ЭТЮД В НАСТОЯЩЕМ ВРЕМЕНИ

We use cookies. Read the Privacy and Cookie Policy

ЭТЮД В НАСТОЯЩЕМ ВРЕМЕНИ

Нет ничего страшнее осуществленных идеалов.

…Первые улицы Нью-Йорка. Примитивные коробки домов. Пожарные лестницы по фасаду. Столица мира сразу же ассоциируется с самым некрасивым городом СССР — Ростовом-на-Дону. География расширяется. Руины Южного Бронкса — как Сталинград после одноименной победы. Тусклый и тоскливый Бруклин. Небогатый дачный поселок Квинс. Миллионерские билдинги на Пятой авеню не лучше Черемушек. Убогость эстетических переживаний рождает первое смущенное недоумение: где та Америка?..

На сцене появляется первый американец. Фамилия его Шапиро и происходит он из славных Черновиц. На нем штаны в розовую клетку и канареечный пиджак. Оптимизм проявляется в беспрестанном хохоте. Больше всего на свете любит Америку. Потом Израиль. Остальных жалеет — у остальных продают молоко без витамина «Д» и нет демократии. Мистер Шапиро достаточно еврей, чтобы знать, что Черновцы в Польше, но недостаточно, чтобы строго соблюдать шабес. Он любит русских эмигрантов, называет их братьями и дарит старые галстуки. Еще он охотно дает советы: "Вам надо найти хорошую работу. Не унывайте, выучить английский очень просто — я же выучил". Иногда он вспоминает прошлое: "В 48-м я получал двадцать долларов в неделю. Куда меньше вашего…"

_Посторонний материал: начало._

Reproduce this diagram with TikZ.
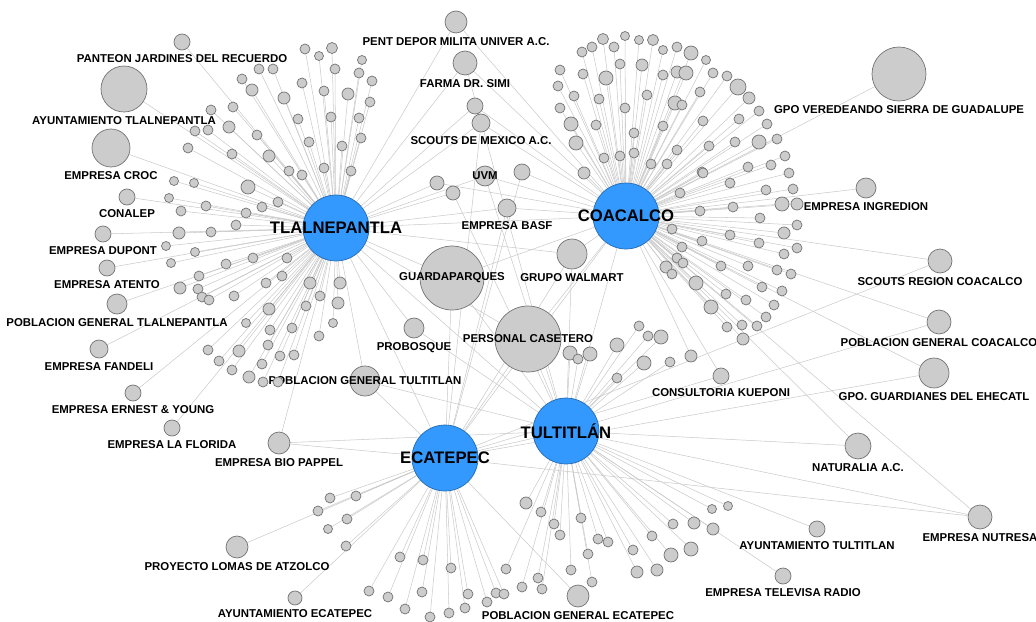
\documentclass[tikz,border=0pt]{standalone}
\usepackage{fontspec}
\setmainfont{Liberation Sans}
\usetikzlibrary{backgrounds}
\definecolor{hubblue}{RGB}{51,153,255}
\definecolor{nodegray}{RGB}{204,204,204}
\definecolor{rimgray}{RGB}{115,115,115}
\definecolor{edgegray}{RGB}{202,202,202}

% named actors: name/x/y/radius/label position/text/linked municipalities
\def\actorlist{
  pant/182/42/8/below/{PANTEON JARDINES DEL RECUERDO}/{tlal},
  aytl/124/89/23/below/{AYUNTAMIENTO TLALNEPANTLA}/{tlal},
  croc/111/148/19/below/{EMPRESA CROC}/{tlal},
  conal/127/197/8/below/{CONALEP}/{tlal},
  dupo/103/234/8/below/{EMPRESA DUPONT}/{tlal},
  aten/107/268/8/below/{EMPRESA ATENTO}/{tlal},
  pgtl/117/304/10/below/{POBLACION GENERAL TLALNEPANTLA}/{tlal},
  fand/99/349/9/below/{EMPRESA FANDELI}/{tlal},
  erne/133/393/8/below/{EMPRESA ERNEST \& YOUNG}/{tlal},
  flor/172/428/8/below/{EMPRESA LA FLORIDA}/{tlal},
  biop/279/443/11/below/{EMPRESA BIO PAPPEL}/{tlal,ecat,tult},
  lomas/237/547/11/below/{PROYECTO LOMAS DE ATZOLCO}/{ecat},
  ayec/295/598/7/below/{AYUNTAMIENTO ECATEPEC}/{ecat},
  pgec/578/596/11/below/{POBLACION GENERAL ECATEPEC}/{ecat},
  tele/783/576/8/below/{EMPRESA TELEVISA RADIO}/{tult},
  aytu/817/529/8/below/{AYUNTAMIENTO TULTITLAN}/{tult},
  nutr/980/517/12/below/{EMPRESA NUTRESA}/{tult,ecat,coac},
  natu/858/446/13/below/{NATURALIA A.C.}/{tult,coac},
  guar/934/373/15/below/{GPO. GUARDIANES DEL EHECATL}/{ecat,coac},
  pgco/939/322/12/below/{POBLACION GENERAL COACALCO}/{coac,tult},
  scrc/940/261/12/below/{SCOUTS REGION COACALCO}/{coac,ecat},
  ingr/866/188/10/below/{EMPRESA INGREDION}/{coac},
  vere/899/74/27/below/{GPO VEREDEANDO SIERRA DE GUADALUPE}/{coac},
  kuep/721/376/8/below/{CONSULTORIA KUEPONI}/{coac,ecat},
  pent/456/22/11/below/{PENT DEPOR MILITA UNIVER A.C.}/{tlal,coac},
  simi/465/63/12/below/{FARMA DR. SIMI}/{tlal,coac,tult},
  scmx/481/123/9/below/{SCOUTS DE MEXICO A.C.}/{tlal,coac,ecat},
  uvm/485/176/10/center/{UVM}/{tlal,coac,tult},
  basf/507/208/9/below/{EMPRESA BASF}/{tlal,coac,ecat},
  guap/452/278/32/center/{GUARDAPARQUES}/{tlal,coac,tult,ecat},
  walm/572/254/15/below/{GRUPO WALMART}/{tlal,coac,tult,ecat},
  case/528/339/33/center/{PERSONAL CASETERO}/{tlal,coac,tult,ecat},
  prob/414/328/10/below/{PROBOSQUE}/{tlal,tult},
  pgtu/365/381/15/center/{POBLACION GENERAL TULTITLAN}/{tlal,tult,ecat}}

% unnamed nodes shared by two municipalities
\def\sharedlist{437/183/7/{tlal,coac}, 453/193/7/{tlal,tult},
  522/172/8/{coac,ecat}, 475/106/8/{tlal,coac}}

% unnamed nodes of each fan: x/y/radius
\def\tlallist{305/49/5, 319/56/4.5, 332/48/5.5, 259/69/5, 273/69/5,
  335/69/5, 242/79/5, 252/90/6, 284/98/6, 302/83/5, 324/91/5, 348/94/6, 211/110/5,
  233/107/5, 298/119/5, 331/117/5, 229/127/6, 195/131/5, 208/130/5, 257/135/5,
  309/142/5, 342/146/5, 188/148/5, 232/154/5, 269/156/6, 289/171/5, 302/175/5,
  324/168/5, 174/181/4.5, 194/183/4.5, 248/187/7, 169/198/4.5, 206/206/5, 278/202/5,
  262/207/5, 362/60/4.5, 359/73/5, 372/81/5, 370/102/5, 359/118/5, 361/138/5,
  351/171/5, 181/211/5, 246/213/5, 179/233/6, 211/232/5, 236/225/5, 166/246/4.5,
  195/252/4.5, 171/263/4.5, 226/264/5, 253/258/5, 287/258/5, 199/276/5, 180/288/6,
  198/289/5, 202/297/5, 209/300/5, 234/296/5, 266/283/5, 282/276/5, 310/283/6,
  340/283/6, 269/309/6, 306/306/5, 320/296/5, 338/303/6, 246/323/4.5, 270/330/5,
  292/328/5, 333/323/4.5, 319/336/5, 208/350/5, 239/351/6, 268/345/5, 219/361/5,
  280/356/5, 294/355/5, 232/370/5, 262/364/5, 249/377/6, 263/382/5, 278/382/5}
\def\coaclist{582/52/5, 592/47/5, 603/39/5.5, 614/47/5, 625/36/4.5,
  639/40/4.5, 653/40/5.5, 663/50/4.5, 677/47/5, 560/70/5, 583/74/5, 606/78/7,
  620/64/5, 642/65/6, 663/75/5, 677/72/6, 558/86/5, 574/96/5, 599/99/5, 625/108/5,
  647/95/5, 675/103/7, 560/108/5, 571/124/7, 596/125/5, 663/126/5, 576/143/7,
  634/133/5, 604/158/5, 620/156/5, 634/153/5, 651/164/5, 667/164/5, 677/150/5,
  584/173/6, 691/53/7, 706/60/4.5, 686/73/7, 713/73/5, 727/76/5, 738/87/8,
  749/98/6, 700/92/5, 759/111/5, 682/105/5, 703/121/5, 739/119/5, 767/124/5,
  709/146/5, 735/142/5, 759/142/7, 777/139/5, 785/156/5, 702/172/5, 748/167/5,
  771/165/5, 789/173/5, 730/183/5, 766/190/5, 793/189/5, 782/204/7, 797/204/6,
  733/207/5, 703/173/5, 680/193/5, 700/211/5, 760/218/5, 797/225/5, 784/233/6,
  730/235/5, 702/241/5, 759/243/5, 797/248/5, 784/254/5, 672/229/5, 682/247/5,
  677/258/5, 683/263/5, 666/267/6, 672/274/5, 721/266/5, 748/266/5, 777/270/5,
  791/274/5, 696/283/7, 762/287/5, 782/291/5, 726/294/5, 746/300/5, 774/305/5,
  711/307/7, 766/317/5, 727/327/5, 742/325/5, 757/326/5, 743/339/6, 691/356/6}
\def\tultlist{639/326/5, 648/336/5, 661/337/7, 617/345/7,
  570/353/7, 578/359/5, 590/354/7, 644/363/7, 670/362/5, 617/378/5, 526/503/6,
  541/512/5, 554/524/5, 560/535/5, 581/518/5, 588/554/5, 598/539/5, 608/542/5,
  633/550/5, 652/536/5, 673/524/5, 671/555/7, 637/572/6, 657/570/6, 712/509/4.5,
  728/506/4.5, 694/523/6, 713/529/6, 691/549/7, 571/570/5, 592/582/5, 538/578/5,
  542/589/5, 522/587/5, 506/569/5}
\def\ecatlist{496/593/5, 504/594/5, 487/602/5, 468/594/5,
  465/608/5, 449/613/5, 451/568/5, 430/617/5, 422/592/5, 405/609/5, 423/560/5,
  400/557/5, 388/597/5, 369/591/5, 356/496/5, 347/519/5, 346/546/5, 330/498/5,
  318/511/5, 328/529/4.5}

\begin{document}
\begin{tikzpicture}[x=0.02cm,y=-0.02cm,
  hubtext/.style={font=\bfseries\fontsize{9.5}{10}\selectfont},
  hub/.style={circle,fill=hubblue,draw=hubblue!70!black,line width=0.4pt,inner sep=0pt,
    minimum size=1.32cm,label={[hubtext]center:#1}},
  dot/.style={circle,fill=nodegray,draw=rimgray,line width=0.4pt,inner sep=0pt,minimum size=#1*0.04cm},
  lab/.style={font=\bfseries\fontsize{6.5}{7}\selectfont,inner sep=0.5pt},
  label distance=1.6pt,
  edge/.style={draw=edgegray,line width=0.3pt}]
\useasboundingbox (0,0) rectangle (1036,622);

% the four municipalities
\node[hub={TLALNEPANTLA}] (tlal) at (336,228) {};
\node[hub={COACALCO}] (coac) at (626,216) {};
\node[hub={TULTITLÁN}] (tult) at (566,431) {};
\node[hub={ECATEPEC}] (ecat) at (445,458) {};

% nodes
\foreach \n/\x/\y/\r/\p/\t/\hl in \actorlist
  \node[dot=\r,label={[lab]\p:\t}] (\n) at (\x,\y) {};
\foreach \x/\y/\r/\hl [count=\i] in \sharedlist
  \node[dot=\r] (md\i) at (\x,\y) {};
\foreach \x/\y/\r [count=\i] in \tlallist
  \node[dot=\r] (tl\i) at (\x,\y) {};
\foreach \x/\y/\r [count=\i] in \coaclist
  \node[dot=\r] (co\i) at (\x,\y) {};
\foreach \x/\y/\r [count=\i] in \tultlist
  \node[dot=\r] (tu\i) at (\x,\y) {};
\foreach \x/\y/\r [count=\i] in \ecatlist
  \node[dot=\r] (ec\i) at (\x,\y) {};

% links, behind the nodes
\begin{scope}[on background layer]
\draw[edge] (tlal) -- (coac);
\draw[edge] (tlal) -- (tult);
\draw[edge] (tlal) -- (ecat);
\draw[edge] (coac) -- (tult);
\draw[edge] (coac) -- (ecat);
\draw[edge] (tult) -- (ecat);
\foreach \n/\x/\y/\r/\p/\t/\hl in \actorlist
  \foreach \h in \hl \draw[edge] (\n) -- (\h);
\foreach \x/\y/\r/\hl [count=\i] in \sharedlist
  \foreach \h in \hl \draw[edge] (md\i) -- (\h);
\foreach \x/\y/\r [count=\i] in \tlallist \draw[edge] (tlal) -- (tl\i);
\foreach \x/\y/\r [count=\i] in \coaclist \draw[edge] (coac) -- (co\i);
\foreach \x/\y/\r [count=\i] in \tultlist \draw[edge] (tult) -- (tu\i);
\foreach \x/\y/\r [count=\i] in \ecatlist \draw[edge] (ecat) -- (ec\i);
\end{scope}
\end{tikzpicture}
\end{document}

То, что первый американец всегда оказывался евреем, надолго определило наши первые идеологические шаги в Новом Свете. Честно говоря, даже самые умные из нас не могли представить себе государство без государственной идеологии. Рассуждали мы так: должна же и у них быть пропаганда. Только на этот раз пропаганда справедливая, честная, правильная. В России мы твердо знали, что советская идеология — это беспомощный инвалид, годный только на анекдоты. Но здесь, в земле обетованной, должны знать одну единственную истину, которая на их лад называется Демократией. Эту истину мудрые дяди Сэмы вывешивают в виде плакатов, твердят по громкоговорителям, вдалбливают в школах. Всю жизнь мы готовились к встрече с ней. Мы даже почти знали ее. Писали о ней в Самиздат, поднимали за нее тосты, называли светлым будущим.

Но в Америке истины не было. Во всяком случае, нам она не досталась. Нас только обучили пользоваться дезодорантом, входить в автобус через переднюю дверь и улыбаться как можно шире. Вот и все — не было никаких идеологических открытий.

Правда, встречали нас до приторности вежливо. Восхищались нашим монструозным английским, до боли в костяшках жали руки — и совершенно не понимали. Ничего! Ни нашей горячечной жажды рассказывать, как плохо в России, ни наших истерических попыток рассказать, как хорошо в Америке. Гостеприимные Соединенные Штаты категорически не понимали, чего мы хотим, А мы хотели долгожданного рая — немедленно и даром. Уже с таможенниками заговаривали о Фолкнере. Чиновникам ХИАСа объясняли, что не в деньгах счастье. В первые четыре дня сочиняли петиции, призывающие президента защитить преступно невыпущенную ОВИРом тещу.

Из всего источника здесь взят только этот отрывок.